Pegylated nanoliposomal technology is a new trend for improving pharmacokinetic treatment proteins specifications. Pegylated nanoliposomes are used as carriers with joined non-covalently proteins, but with great characteristics in the external layer. This technology does not vary the amino acid sequence of a protein and does not cause the covalent attachment of stability factors, unlike other methods such as mutagenesis, direct pegylation or fusion to active protein [10]. Although pegylated drugs have disadvantage of unexpected clearance time which may result in accumulation of drug in liver, studies have shown that they stay stable in blood circulation longer than other drugs [1113]. In other words, they have longer half time.

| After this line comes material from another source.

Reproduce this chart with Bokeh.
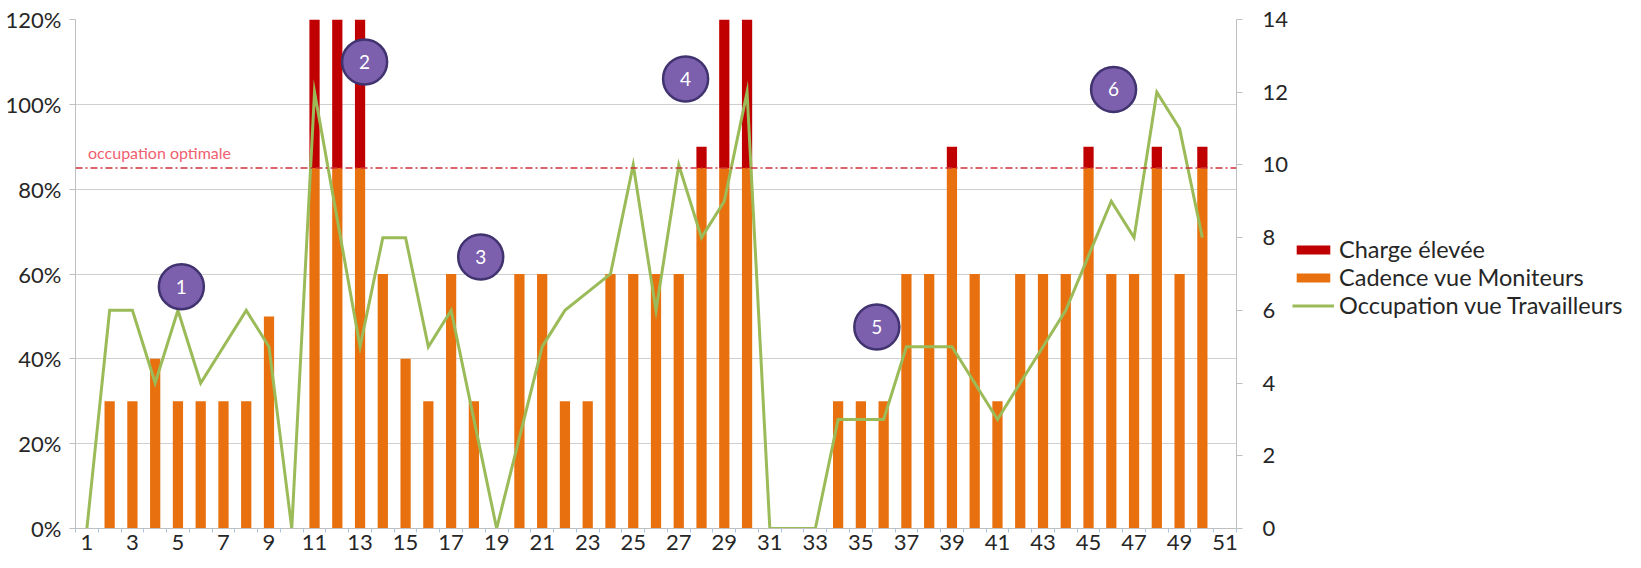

Pegylated drugs are water soluble and they have low level of antigenicity and immunogenicity. Additionally they can be used for drug targeting [14]. In this study cytotoxicity impact of pegylated nonliposomal artemisinin formulation is studied.

After the liposomal production through reverse phase evaporation, the mean diameter of nanoparticles was measured, this confirms the nano dimension of liposomes [15]. In addition, as polyethylene glycol is so hydrophilic and absorbent, it penetrates into liposomal layers and compresses them together. Therefore, the produced nano particles have smaller diameter compared to liposomes. Results show that significant amount of artemisinin was surrounded by nanoliposomes. At the same time, it seems that drug emergence was slower and its stability was more, since polyethylene glycol covers nanoliposome containing artemisinin. Besides, polyethylene glycol changes insoluble drugs like artemisinin to soluble state, which leads to encapsulation increase.

Cytotoxicity effect of the produced formulation was analyzed by means of MTT method. The result shows pegylated nonliposomal formulation has less IC50 compared to standard drug, which shows the toxicity of the produced formulation is more than the standard type of the drug. As a conclusion, polyethylene glycol causes the stability to increase and drug release to decrease.